The greatest problem is that such artificial intelligence may be indifferent to human welfare. Thus, for instance, unless otherwise programmed, it could solve problems in ways that could lead to harm against humans. But indifference, rather than innate malevolence, is much more easily cured. Artificial intelligence can be programmed to weigh human values in its decision making. The key will be to assure such programming.

In the context of these earlier stories, concerns about the possibility that future humanlike machines might be indifferent to human welfare can’t help but beg the question of contemporary humans’ seeming indifference to the welfare of other humans.  As long as representations of the human family like those of Jibo’s promotion continue to universalize the privileged forms of life that they depict, they effectively erase the unequal global divisions of labour and livelihood on which the production of ‘our things’ currently depends.  As long as news of Foxconn celebrates the company’s turn to environmentally friendly manufacturing while failing to acknowledge the desperate labour conditions that drive Foxconn workers first to take the dangerous, boring, and repetitive work on offer in the manufacture of Apple products, then drives many of them to suicide, and now threatens to render their lives more desperate with the loss of even those jobs, the problem of just what our shared ‘human values’ are remains.  And before we take seriously the question of what it would mean for our technology to treat us as human beings, we might ask what it would mean for us to treat other humans as human beings, including the commitments to social justice that would entail.

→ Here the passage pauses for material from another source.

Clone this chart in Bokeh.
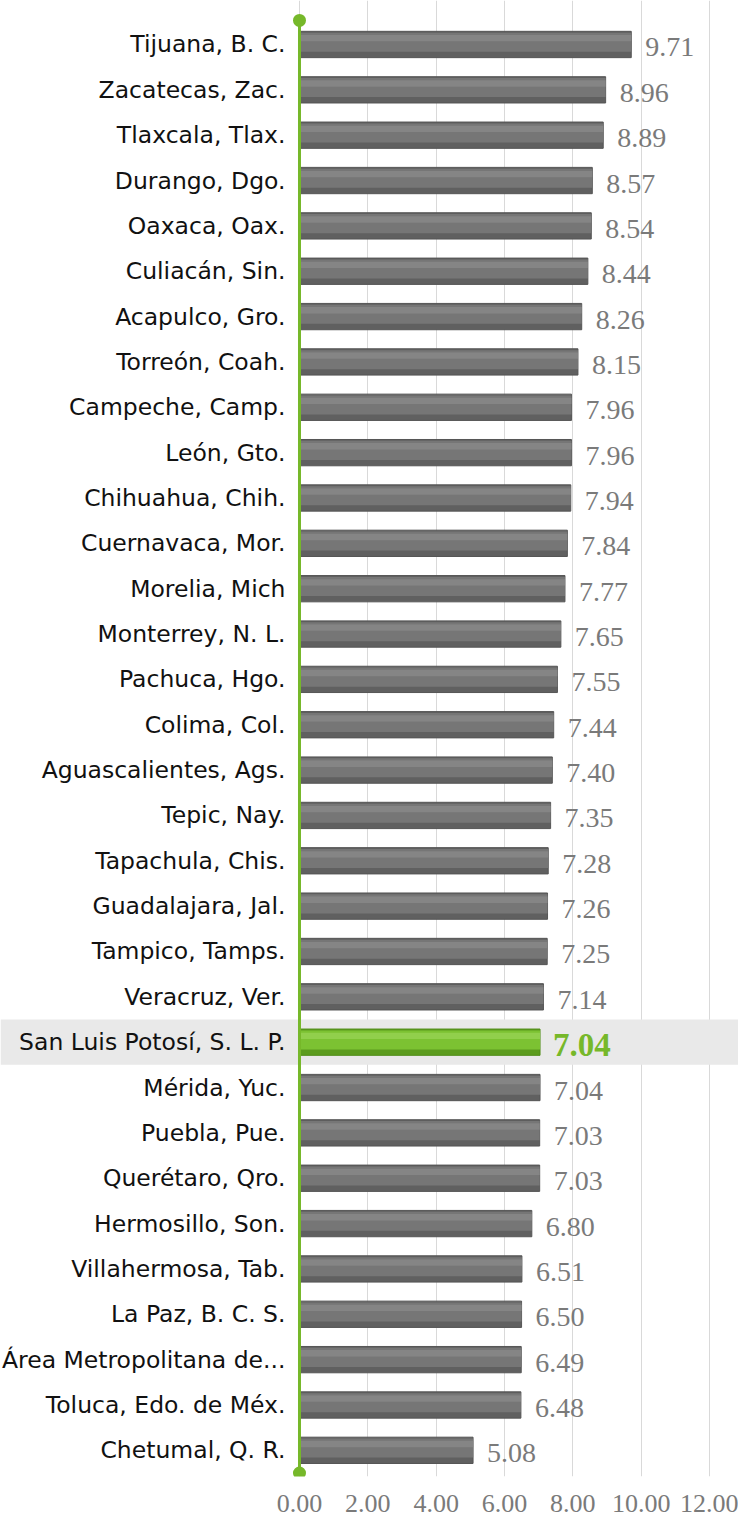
from bokeh.plotting import figure
from bokeh.models import ColumnDataSource, Range1d, FixedTicker, NumeralTickFormatter
from bokeh.core.properties import value
from bokeh.transform import dodge
from bokeh.embed import file_html
from bokeh.resources import INLINE

cities = [
    "Tijuana, B. C.", "Zacatecas, Zac.", "Tlaxcala, Tlax.", "Durango, Dgo.", "Oaxaca, Oax.",
    "Culiacán, Sin.", "Acapulco, Gro.", "Torreón, Coah.", "Campeche, Camp.", "León, Gto.",
    "Chihuahua, Chih.", "Cuernavaca, Mor.", "Morelia, Mich", "Monterrey, N. L.", "Pachuca, Hgo.",
    "Colima, Col.", "Aguascalientes, Ags.", "Tepic, Nay.", "Tapachula, Chis.", "Guadalajara, Jal.",
    "Tampico, Tamps.", "Veracruz, Ver.", "San Luis Potosí, S. L. P.", "Mérida, Yuc.", "Puebla, Pue.",
    "Querétaro, Qro.", "Hermosillo, Son.", "Villahermosa, Tab.", "La Paz, B. C. S.",
    "Área Metropolitana de...", "Toluca, Edo. de Méx.", "Chetumal, Q. R.",
]
values = [
    9.71, 8.96, 8.89, 8.57, 8.54, 8.44, 8.26, 8.15, 7.96, 7.96,
    7.94, 7.84, 7.77, 7.65, 7.55, 7.44, 7.40, 7.35, 7.28, 7.26,
    7.25, 7.14, 7.04, 7.04, 7.03, 7.03, 6.80, 6.51, 6.50, 6.49,
    6.48, 5.08,
]
highlight = "San Luis Potosí, S. L. P."
x_ticks = [0, 2, 4, 6, 8, 10, 12]

GREEN = "#76b82a"

idx = list(range(len(cities)))
is_hl = [c == highlight for c in cities]
src = ColumnDataSource(dict(y=idx, city=cities))


def subset(flag):
    return ColumnDataSource(dict(
        y=[i for i, h in zip(idx, is_hl) if h == flag],
        v=[v for v, h in zip(values, is_hl) if h == flag],
        lab=["%.2f" % v for v, h in zip(values, is_hl) if h == flag],
    ))


normal = subset(False)
hl = subset(True)

n = len(cities)
x0, x1 = -8.751, 12.849
p = figure(width=738, height=1520, output_backend="svg", toolbar_location=None,
           x_range=Range1d(x0, x1), y_range=Range1d(31.577, -0.970),
           min_border_left=0, min_border_right=0, min_border_top=0, min_border_bottom=44)
p.outline_line_color = None
p.background_fill_color = "white"
p.yaxis.visible = False
p.ygrid.visible = False

# grid and x axis
p.xaxis.ticker = FixedTicker(ticks=x_ticks)
p.xgrid.ticker = FixedTicker(ticks=x_ticks)
p.xgrid.grid_line_color = "#d9d9d9"
p.xgrid.grid_line_width = 1
p.xaxis.formatter = NumeralTickFormatter(format="0.00")
p.xaxis.axis_line_color = None
p.xaxis.major_tick_line_color = None
p.xaxis.minor_tick_line_color = None
p.xaxis.major_tick_out = 0
p.xaxis.major_tick_in = 0
p.xaxis.major_label_standoff = 18
p.xaxis.major_label_text_font = "Liberation Serif"
p.xaxis.major_label_text_font_size = "26px"
p.xaxis.major_label_text_color = "#7a7a7a"

# highlight band
p.hbar(y=hl.data["y"], left=x0, right=x1, height=1.0, fill_color="#e9e9e9", line_color=None)

# bars (layered for a bevelled look)
def bars(source, base, mid, light, edge):
    p.hbar(y="y", left=0, right="v", height=0.58, source=source,
           fill_color=base, line_color=edge, line_width=1)
    p.hbar(y=dodge("y", -0.05, range=p.y_range), left=0, right="v", height=0.42,
           source=source, fill_color=mid, line_color=None)
    p.hbar(y=dodge("y", -0.14, range=p.y_range), left=0, right="v", height=0.14,
           source=source, fill_color=light, line_color=None)


bars(normal, "#606060", "#767676", "#858585", "#555555")
bars(hl, "#5c9c1e", "#7cc232", "#91cf4c", "#528e1a")

# value labels
p.text(x="v", y="y", text="lab", source=normal, x_offset=14, y_offset=3,
       text_align="left", text_baseline="middle",
       text_font=value("Liberation Serif"), text_font_size="28px", text_color="#7a7a7a")
p.text(x="v", y="y", text="lab", source=hl, x_offset=13, y_offset=3,
       text_align="left", text_baseline="middle", text_font_style="bold",
       text_font=value("Liberation Serif"), text_font_size="33px", text_color=GREEN)

# category labels
p.text(x=0, y="y", text="city", source=src, x_offset=-14,
       text_align="right", text_baseline="middle",
       text_font=value("DejaVu Sans"), text_font_size="23.5px", text_color="#111111")

# green axis line with end dots
p.line(x=[0, 0], y=[-0.53, n - 0.5], line_color=GREEN, line_width=3)
p.scatter(x=[0, 0], y=[-0.53, n - 0.5], size=13, fill_color=GREEN, line_color=None)

open("out.html", "w").write(file_html(p, INLINE))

Postscript:  For a small bit of good news we might turn to one more story that appears this week. Reporter Martyn Williams writes today in PC World that since its purchase by Google, robot company Boston Dynamics funding from the US Defense Department has dropped from the $30 million/year range of the past several years, to just $1.1 million for 2014 (the latter for participation in DARPA’s robotics challenge).  Our relief might be mitigated by speculation that Google will focus its own robotics efforts on factory automation and ‘home help’, but this small movement away from militarism is a welcome one nonetheless.